The flight itself was quite an adventure. First of all, we hadn’t been able to get seats together so we had to keep waiting the boarding finish and try changing seats. We did so, and we sat on some very nice places, but a huge family boarded late when we thought no one else would and we had taken their places. So, back to our seats. I told Carol she could sit next to me because there was an empty seat. So she did. But the screen of that seat was defective and she would not be able to watch any movie and it pissed her a bit. She sat between me and a guy she later discovered was a member of a band of a very popular Brazilian singer. I slept a lot and would wake up sometimes only to gobble whatever they were serving to go back to sleep some seconds afterwards. At a certain point over the Atlantic the plane got into a very turbulent zone and it would shake and shake. She was awake and we, the guys beside her, weren’t, and not even a lady crying she was going to die nor the bumping made us wake up. She had to suffer the turbulence, the lady crying and a strong desire to go to the toilet all on her own (as she was kind enough not to wake any of us to go to the toilet). OK, one has to admit she did sleep as well, and her book tried to sneak out (making a lot of noise), but the guy took it from the middle of the aisle and she couldn’t believe the book had fallen from her lap onto the aisle making a lot of noise and she had not perceived it.
***
So after some hours, big meals (I ate mine and whatever Carol wouldn’t), TV series and a lot of drooling we were landing in Istambul. The point more to the east I had ever been to. Of course, we were so excited about getting out of there that we barely paid attention to what the pilot was saying. And of course this turned out against us. As we landed and went through immigration, I told her we had less than 20 minutes to go to the other gate to get our flight to Paris. So we started to almost run to the gate. When we got there, what a surprise. It was empty. Too late? A very impolite attendant informed us: It will open only in half an hour. So we realized we were 1h10 earlier. We had run for nothing. During the flight we had remembered that with all the fuss about having the documents ready we had forgotten to write down the addresses of the people we would be with when we were not in hostels. We had everything on emails but nothing on paper, no telephones, zero.
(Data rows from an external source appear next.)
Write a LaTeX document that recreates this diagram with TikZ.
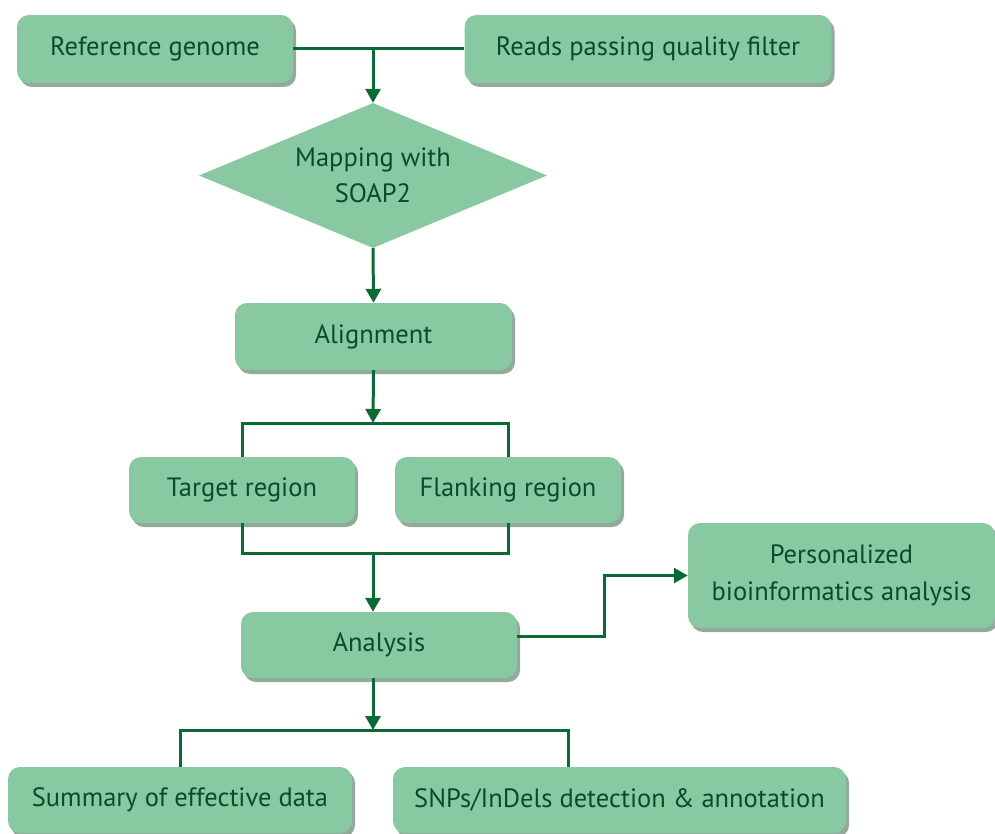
\documentclass[tikz,border=0pt]{standalone}
\usepackage{fontspec}
\setmainfont{PT Sans}
\usetikzlibrary{shapes.geometric,arrows.meta,shadows,calc}
\definecolor{boxfill}{HTML}{88C9A1}
\definecolor{txt}{HTML}{0B4A2C}
\definecolor{lin}{HTML}{0A6A35}
\definecolor{shd}{HTML}{4A705A}
\begin{document}
\begin{tikzpicture}[x=1pt,y=-1pt,
  box/.style={rectangle,rounded corners=12pt,fill=boxfill,text=txt,align=center,inner sep=0pt,
    font=\fontsize{26.5}{37}\selectfont,
    drop shadow={shadow xshift=3pt,shadow yshift=-4pt,fill=shd,opacity=0.6}},
  dia/.style={diamond,fill=boxfill,text=txt,align=center,inner sep=0pt,aspect=2.4,
    minimum width=348pt,minimum height=145pt,font=\fontsize{26.5}{36}\selectfont},
  ln/.style={draw=lin,line width=3pt},
  arr/.style={ln,-{Triangle[length=14pt,width=15pt]}}]
\useasboundingbox (0,0) rectangle (995,834);
\node[box,minimum width=276pt,minimum height=68pt] (ref) at (155,49) {Reference genome};
\node[box,minimum width=367pt,minimum height=68pt] (reads) at (648,49) {Reads passing quality filter};
\node[dia] (map) at (373,175.5) {Mapping with\\SOAP2};
\node[box,minimum width=277pt,minimum height=67pt] (align) at (373.5,336.5) {Alignment};
\node[box,minimum width=226pt,minimum height=66pt] (target) at (242,490) {Target region};
\node[box,minimum width=226pt,minimum height=66pt] (flank) at (508,490) {Flanking region};
\node[box,minimum width=276pt,minimum height=66pt] (analysis) at (379,645) {Analysis};
\node[box,minimum width=307pt,minimum height=105pt] (pers) at (841.5,575.5) {Personalized\\bioinformatics analysis};
\node[box,minimum width=344pt,minimum height=66pt] (summ) at (180,800) {Summary of effective data};
\node[box,minimum width=453pt,minimum height=66pt] (snps) at (619.5,800) {SNPs/InDels detection \& annotation};
\coordinate (j1) at (373,49);
\coordinate (j2) at (373,423);
\coordinate (j3) at (373,553);
\coordinate (j4) at (373,730);
\coordinate (s2) at (568,767);
\coordinate (b1) at (604,636);
\draw[ln] (ref.east) -- (reads.west);
\draw[arr] (j1) -- (map.north);
\draw[arr] (map.south) -- (align.north);
\draw[arr] (align.south) -- (j2);
\draw[ln] (target.north) |- (j2) -| (flank.north);
\draw[ln] (target.south) |- (j3) -| (flank.south);
\draw[arr] (j3) -- (analysis.north -| j3);
\draw[arr] (analysis.east |- b1) -- (b1) |- (pers.west);
\draw[arr] (analysis.south -| j4) -- (j4);
\draw[ln] (summ.north) |- (j4) -| (s2);
\end{tikzpicture}
\end{document}
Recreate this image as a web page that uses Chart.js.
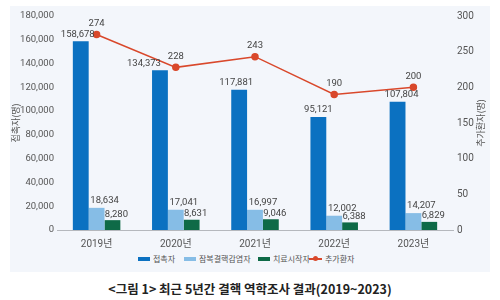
<!DOCTYPE html>
<html>
<head>
<meta charset="utf-8">
<script src="https://cdn.jsdelivr.net/npm/chart.js@4.4.0/dist/chart.umd.min.js"></script>
<style>
  html, body { margin: 0; padding: 0; background: #ffffff; width: 500px; height: 300px; overflow: hidden; }
  #panel { position: absolute; left: 10px; top: 6px; width: 480px; height: 266px; background: #f3f6fb; }
  #wrap { position: absolute; left: 0; top: 0; width: 500px; height: 250px; }
  #legend { position: absolute; left: 0; top: 253px; width: 500px; height: 12px; font: 8px 'Noto Sans CJK KR', sans-serif; color: #555; }
  .item { position: absolute; top: 0; line-height: 12px; white-space: nowrap; }
  .box { display: inline-block; width: 12px; height: 4px; vertical-align: middle; margin-right: 3px; position: relative; top: -1px; }
  .ln { display: inline-block; width: 13px; height: 2px; background: #d9482b; vertical-align: middle; margin-right: 3px; position: relative; top: -1px; }
  .ln::after { content: ''; position: absolute; left: 4px; top: -2px; width: 5px; height: 5px; border-radius: 50%; background: #d9482b; }
  #title { position: absolute; left: 0; top: 279px; width: 500px; text-align: center; font: bold 12.5px 'Noto Sans CJK KR', sans-serif; color: #222; }
</style>
</head>
<body>
<div id="panel"></div>
<div id="wrap"><canvas id="c" width="500" height="250"></canvas></div>
<div id="legend">
  <span class="item" style="left:138px"><span class="box" style="background:#0b71c1"></span>접촉자</span>
  <span class="item" style="left:184px"><span class="box" style="background:#86bde6"></span>잠복결핵감염자</span>
  <span class="item" style="left:258px"><span class="box" style="background:#0e6a47"></span>치료시작자</span>
  <span class="item" style="left:309px"><span class="ln"></span>추가환자</span>
</div>
<div id="title">&lt;그림 1&gt; 최근 5년간 결핵 역학조사 결과(2019~2023)</div>
<script>
const categories = ['2019년', '2020년', '2021년', '2022년', '2023년'];
const contacts = [158678, 134373, 117881, 95121, 107804];
const latentInfected = [18634, 17041, 16997, 12002, 14207];
const treatmentStarted = [8280, 8631, 9046, 6388, 6829];
const additionalPatients = [274, 228, 243, 190, 200];
const seriesNames = ['접촉자', '잠복결핵감염자', '치료시작자', '추가환자'];
const leftTitle = '접촉자(명)';
const rightTitle = '추가환자(명)';

const FONT = "Roboto, 'Noto Sans CJK KR', sans-serif";
const KFONT = "'Noto Sans CJK KR', sans-serif";

const labelPlugin = {
  id: 'valueLabels',
  afterDatasetsDraw(chart) {
    const ctx = chart.ctx;
    const blueDx = [-3, -16, -3, 0, 4];
    const cfg = [
      { dx: i => blueDx[i], dy: -7 },
      { dx: () => 8, dy: -7 },
      { dx: () => 4, dy: -6 },
      { dx: () => 0, dy: -11 }
    ];
    ctx.save();
    ctx.font = '9.5px ' + FONT;
    ctx.fillStyle = '#444';
    ctx.textAlign = 'center';
    ctx.textBaseline = 'middle';
    chart.data.datasets.forEach((ds, di) => {
      const meta = chart.getDatasetMeta(di);
      meta.data.forEach((el, i) => {
        const v = ds.data[i];
        ctx.fillText(v.toLocaleString('en-US'), el.x + cfg[di].dx(i), el.y + cfg[di].dy);
      });
    });
    // right axis title, reading bottom-to-top
    const ca = chart.chartArea;
    ctx.font = '9px ' + KFONT;
    ctx.fillStyle = '#555';
    ctx.translate(481, (ca.top + ca.bottom) / 2);
    ctx.rotate(-Math.PI / 2);
    ctx.fillText(rightTitle, 0, 0);
    ctx.restore();
  }
};

new Chart(document.getElementById('c'), {
  type: 'bar',
  data: {
    labels: categories,
    datasets: [
      { label: seriesNames[0], data: contacts, backgroundColor: '#0b71c1', yAxisID: 'y', order: 2 },
      { label: seriesNames[1], data: latentInfected, backgroundColor: '#86bde6', yAxisID: 'y', order: 2 },
      { label: seriesNames[2], data: treatmentStarted, backgroundColor: '#0e6a47', yAxisID: 'y', order: 2 },
      { type: 'line', label: seriesNames[3], data: additionalPatients, yAxisID: 'y1', order: 1,
        borderColor: '#d9482b', backgroundColor: '#d9482b', borderWidth: 1.5,
        pointRadius: 3, pointHoverRadius: 3, tension: 0 }
    ]
  },
  options: {
    responsive: false,
    animation: false,
    devicePixelRatio: 1,
    datasets: { bar: { categoryPercentage: 0.6, barPercentage: 1.0 } },
    layout: { padding: { top: 16, left: 10, right: 10, bottom: 0 } },
    plugins: { legend: { display: false }, tooltip: { enabled: false }, title: { display: false } },
    scales: {
      x: {
        grid: { display: false, drawTicks: false },
        border: { display: true, color: '#b5b8bd', width: 1 },
        ticks: { font: { family: FONT, size: 10 }, color: '#555', padding: 8 },
        afterFit(s) { s.height = 20; }
      },
      y: {
        position: 'left',
        min: 0, max: 180000,
        ticks: { stepSize: 20000, font: { family: FONT, size: 9.5 }, color: '#555', padding: 3,
          callback: v => v.toLocaleString('en-US') },
        grid: { display: false, drawTicks: false },
        border: { display: false },
        title: { display: true, text: leftTitle, font: { family: KFONT, size: 9 }, color: '#555', padding: 0 },
        afterFit(s) { s.width = 47; }
      },
      y1: {
        position: 'right',
        min: 0, max: 300,
        ticks: { stepSize: 50, font: { family: FONT, size: 10 }, color: '#555', padding: 4 },
        grid: { display: false, drawTicks: false },
        border: { display: false },
        afterFit(s) { s.width = 37; }
      }
    }
  },
  plugins: [labelPlugin]
});
</script>
</body>
</html>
The solution to this would be to use her cellphone or my netbook to access our emails to write down the addresses and phones. We found out that a café would give us wi-fi access so I had a Turkish coffee in Turkey while Carol tried opening her email on her cellphone. After almost half an hour we had managed to write down all the data on napkins. It was precarious indeed, but we had time to write on better sheets of paper in the flight. By the way, I guess it was there I realized I had lost the baggage claim ticket somewhere in Guarulhos. Problems looming?
***
Well, at least no problems flying to Paris, the next curious thing happened when we were going through immigration. The previous trip, the guy in Amsterdam had asked our documents and asked some questions, but he released us quite briefly. Carol was freaking out because of this. She was afraid they would send us back to Brazil or would say the documents were not reliable. It turned out that they barely looked at us, kept talking, stamped the passports and told us to go on. It took less than 2 minutes. And I told Carol that was that. She was in shock. After all those butterflies in our stomachs, the possibility of being extradicted or held at the airport, he had barely talked to us. We walked about the airport and I felt very sad because we had planned spending the night at Charles de Gaulle Airport and I had done that before and it had been awful. But things changed this time. We found a place with some armchairs, really cosier than the benches of the last time. And it was not only us. A bunch of people were there, sleeping or reading, and waiting for the other day. We were not so tired so we took turns sleeping and staying awake. At a certain moment of the night someone even turned off the lights of the part we were. An old lady kept reading in the half-dark but we were glad we had no problems through the night. Well, this was so until we decided to head for the station to get our train to Belgium.